Wednesday, February 20, 2008

Uncle Jager hits the vlei

Oh wow, another year rolls by. I know that because kids are talking about the UCT yacht club opening cruise. They have about five of these each year, but the only one that counts is the first one. It has many highlights, I'm torn between the boat bashing and subsequent burning and the surplus semester abroad yank skanks that always get punished.

The boat burning is a goodie, as an old dog of a hull is found, decimated by bent laser sections and then lit. Invariably some idiot gets impatient and pours 5l of petrol on and then tries to impress girls by jumping over the flames. I'd like to see some jump bikes to be honest. We'll also bnever forget the time a wooden boat couldn't be found. Fibreglass makes thick, black smoke. You could call it nigerian.

Then well, where do we start with the skanks? They get enticed at O-week sign up, have a huge party. Throw name and never return.

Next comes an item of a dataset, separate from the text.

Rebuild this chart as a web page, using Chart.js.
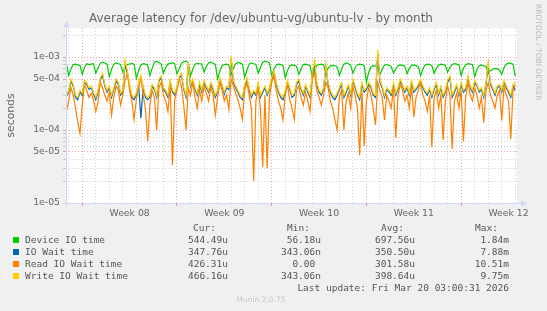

Maybe they feel a little disappointed when Snailman refers to it as a 'Lake', when the rest of us know it is a green slimy receptacle where the gangs dump their targets. Maybe they come in search of man-whore Gabriel, whose fourgasm is talk of legend.

sneak preview of the stock

Either way, they normally run out of booze, no matter how much is bought. What price that it lasts this year?